Oncology
No Survival Benefit Difference in MaB + Chemo vs. Chemo Alone in Gastric Cancer Patients with Low PD-L1 Expression
May 29, 2025

AT A GLANCE
A new study published in Therapeutic Advances in Medical Oncology has determined that the monoclonal antibodies to chemotherapy does not alter the survival benefit among patients with gastric cancer and low programmed death-ligand 1 (PD-L1) expression.1
"Immune checkpoint inhibitors + chemotherapy became standard HER2− gastric cancer first-line treatment," explain study authors Wang et al. "The aim of this study is to investigate whether immune checkpoint inhibitors + chemo provides benefit for patients with low PD-L1 expression."
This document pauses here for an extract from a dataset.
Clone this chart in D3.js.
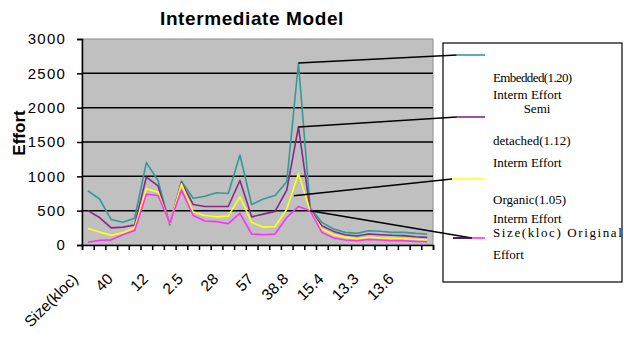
<!DOCTYPE html>
<html>
<head>
<meta charset="utf-8">
<script src="https://cdn.jsdelivr.net/npm/d3@7"></script>
<style>
  html, body { margin: 0; padding: 0; background: #fff; }
  svg { display: block; }
</style>
</head>
<body>
<svg id="chart" width="624" height="345"></svg>
<script>
// Category tick labels (every third category is labelled on the axis)
const tickLabels = ["Size(kloc)", "40", "12", "2.5", "28", "57", "38.8", "15.4", "13.3", "13.6"];
const labelEvery = 3;

// Effort per project, one array per series
const embedded = [790, 670, 370, 330, 390, 1200, 940, 290, 930, 680, 710, 760, 750, 1310, 590, 670, 720, 920, 2650, 540, 330, 233, 184, 169, 208, 201, 184, 184, 169, 160];
const semiDetached = [500, 400, 250, 260, 290, 990, 860, 300, 910, 590, 560, 560, 560, 940, 410, 450, 490, 800, 1720, 510, 281, 198, 150, 131, 160, 150, 141, 136, 121, 111];
const organic = [240, 190, 140, 180, 250, 820, 770, 310, 890, 480, 430, 410, 420, 700, 330, 260, 270, 520, 1040, 500, 233, 150, 111, 92, 111, 102, 97, 92, 82, 73];
const original = [40, 70, 75, 150, 210, 740, 720, 320, 800, 430, 350, 340, 310, 460, 160, 150, 160, 400, 560, 500, 184, 102, 73, 63, 82, 73, 63, 63, 53, 48];

const seriesNames = [
  ["Embedded(1.20)", "Interm Effort"],
  ["Semi", "detached(1.12)", "Interm Effort"],
  ["Organic(1.05)", "Interm Effort"],
  ["Size(kloc) Original", "Effort"]
];
const yTicks = [0, 500, 1000, 1500, 2000, 2500, 3000];

const seriesValues = [embedded, semiDetached, organic, original];
const colors = ["#2f9c98", "#842a84", "#ffff1a", "#ff2eff"];

const svg = d3.select("#chart");
const plot = { left: 82, right: 433, top: 39, bottom: 245 };
const n = embedded.length;

const x = d3.scaleBand().domain(d3.range(n)).range([plot.left, plot.right]).padding(0);
const xEdge = d3.scaleLinear().domain([0, n]).range([plot.left, plot.right]);
const y = d3.scaleLinear().domain([0, 3000]).range([plot.bottom, plot.top]);
const px = i => x(i) + x.bandwidth() / 2;

// Title
svg.append("text")
  .attr("x", 252).attr("y", 25)
  .attr("text-anchor", "middle")
  .attr("font-family", "Liberation Sans, Arial, sans-serif")
  .attr("font-weight", "bold").attr("font-size", 19)
  .attr("letter-spacing", 0.6)
  .text("Intermediate Model");

// Plot background
svg.append("rect")
  .attr("x", plot.left).attr("y", plot.top)
  .attr("width", plot.right - plot.left).attr("height", plot.bottom - plot.top)
  .attr("fill", "#c0c0c0").attr("stroke", "#8c8c8c").attr("stroke-width", 1);

// Horizontal gridlines
svg.append("g").selectAll("line")
  .data(yTicks.filter(d => d > 0 && d < 3000))
  .join("line")
  .attr("x1", plot.left).attr("x2", plot.right)
  .attr("y1", d => y(d)).attr("y2", d => y(d))
  .attr("stroke", "#000").attr("stroke-width", 1.5);

// Y axis
const yAxis = svg.append("g")
  .attr("transform", `translate(${plot.left},0)`)
  .call(d3.axisLeft(y).tickValues(yTicks).tickSize(5).tickPadding(11).tickFormat(d3.format("d")));
yAxis.select(".domain").attr("stroke", "#000").attr("stroke-width", 1.5);
yAxis.selectAll(".tick line").attr("stroke", "#000").attr("stroke-width", 1.5);
yAxis.selectAll(".tick text")
  .attr("font-family", "Liberation Sans, Arial, sans-serif")
  .attr("font-size", 15).attr("letter-spacing", 1.2).attr("fill", "#000");

// X axis: ticks on category boundaries
const xAxis = svg.append("g")
  .attr("transform", `translate(0,${plot.bottom})`)
  .call(d3.axisBottom(xEdge).tickValues(d3.range(n + 1)).tickSize(5).tickFormat(""));
xAxis.select(".domain").attr("stroke", "#000").attr("stroke-width", 1.5);
xAxis.selectAll(".tick line").attr("stroke", "#000").attr("stroke-width", 1.5);

// Rotated category labels
svg.append("g").selectAll("text")
  .data(tickLabels)
  .join("text")
  .attr("transform", (d, k) => `translate(${px(k * labelEvery) - 9},${plot.bottom + 35}) rotate(-45)`)
  .attr("text-anchor", "end")
  .attr("font-family", "Liberation Sans, Arial, sans-serif")
  .attr("font-size", 15.5)
  .text(d => d);

// Y axis title
svg.append("text")
  .attr("transform", "translate(25,133) rotate(-90)")
  .attr("text-anchor", "middle")
  .attr("font-family", "Liberation Sans, Arial, sans-serif")
  .attr("font-weight", "bold").attr("font-size", 17)
  .text("Effort");

// Series lines
const line = d3.line().x((d, i) => px(i)).y(d => y(d));
svg.append("g").selectAll("path")
  .data(seriesValues)
  .join("path")
  .attr("d", line)
  .attr("fill", "none")
  .attr("stroke", (d, i) => colors[i])
  .attr("stroke-width", 1.6)
  .attr("stroke-linejoin", "round");

// Legend box
const legend = { x: 443, y: 43, w: 179, h: 239 };
svg.append("rect")
  .attr("x", legend.x).attr("y", legend.y)
  .attr("width", legend.w).attr("height", legend.h)
  .attr("fill", "#fff").attr("stroke", "#000").attr("stroke-width", 1.2);

// Legend keys and labels
const keyY = [55, 117, 179, 238];
const keyX = [456, 456, 452, 453];
const textLines = [
  [{ t: seriesNames[0][0], y: 82, ls: -0.6 }, { t: seriesNames[0][1], y: 99 }],
  [{ t: seriesNames[1][0], y: 113, mid: true }, { t: seriesNames[1][1], y: 145 }, { t: seriesNames[1][2], y: 167 }],
  [{ t: seriesNames[2][0], y: 204 }, { t: seriesNames[2][1], y: 223 }],
  [{ t: seriesNames[3][0], y: 237, ls: 1.6 }, { t: seriesNames[3][1], y: 259 }]
];

// Leader lines from each series to its legend key
const lerp = (a, b, f) => a + (b - a) * f;
const leaders = [
  { sx: px(18), sy: y(embedded[18]), ex: 457, ey: keyY[0] },
  { sx: px(18), sy: y(semiDetached[18]), ex: 457, ey: keyY[1] },
  { sx: lerp(px(17), px(18), 0.6), sy: lerp(y(organic[17]), y(organic[18]), 0.6) + 8, ex: 452, ey: keyY[2] },
  { sx: px(19), sy: y(original[19]), ex: 472, ey: keyY[3] }
];
svg.append("g").selectAll("line")
  .data(leaders)
  .join("line")
  .attr("x1", d => d.sx).attr("y1", d => d.sy)
  .attr("x2", d => d.ex).attr("y2", d => d.ey)
  .attr("stroke", "#000").attr("stroke-width", 1.5);

const keys = svg.append("g");
seriesValues.forEach((s, i) => {
  keys.append("line")
    .attr("x1", keyX[i]).attr("x2", 485)
    .attr("y1", keyY[i]).attr("y2", keyY[i])
    .attr("stroke", colors[i]).attr("stroke-width", 1.6);
});
keys.append("line")
  .attr("x1", 453).attr("x2", 472).attr("y1", keyY[3]).attr("y2", keyY[3])
  .attr("stroke", "#000").attr("stroke-width", 1.3);

const legText = svg.append("g")
  .attr("font-family", "Liberation Serif, Times New Roman, serif")
  .attr("font-size", 13).attr("fill", "#000");
textLines.flat().forEach(d => {
  legText.append("text")
    .attr("x", d.mid ? 537 : 493).attr("y", d.y)
    .attr("text-anchor", d.mid ? "middle" : "start")
    .attr("letter-spacing", d.ls || 0)
    .text(d.t);
});
</script>
</body>
</html>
For study purposes, the authors searched PubMed, Embase, the Web of Science, and Cochrane Library, along with the 2019–2024 proceedings of the annual meetings of the European Society for Medical Oncology, the American Association for Cancer Research, the American Society of Clinical Oncology (ASCO), and the ASCO Symposium on Gastrointestinal Oncology (ASCO-GI) and the ClinicalTrials.gov database. Phase III randomized controlled trials comparing first-line immunotherapy combined with chemotherapy versus chemotherapy alone in advanced gastric cancer were included. KMSubtraction was used to estimate survival data for those trials that did not report data for the PD-L1 low-expression population.
A total of nine randomized clinical trials were ultimately included. In patients with a combined positive score (CPS) of <1 point or CPS <5 points, monoclonal antibody + chemotherapy did not yield an improvement in overall survival (OS) or progression-free survival (PFS). However, in trials using dual antibodies, patients with a PD-L1 CPS of <5 points achieved improvements in PFS.
Meanwhile, in trials using tumor area positivity (TAP) scoring, the subgroup with TAP < 5% did not achieve benefits in OS or PFS from immunotherapy plus chemotherapy.
"Our study results indicate that, in the first-line treatment of advanced gastric cancer, monoclonal antibody combined with chemotherapy does not provide a survival benefit compared to chemotherapy alone for patients with low PD-L1 expression. However, it is noteworthy that in the COMPASSION-15 trial, patients with CPS < 5 achieve significant improvements in OS and PFS, which may be related to the bispecific antibodies and needs to be validated by further studies," conclude the authors.
Reference
1. Wang Y, Xie T, Xiang S, et al. Comparison of immune checkpoint inhibitors in combination with chemotherapy versus chemotherapy alone in the first-line treatment of advanced gastric cancer patients with low PD-L1 expression: a systematic review and meta-analysis (online ahead of print May 8, 2025). Ther Adv Med Oncol.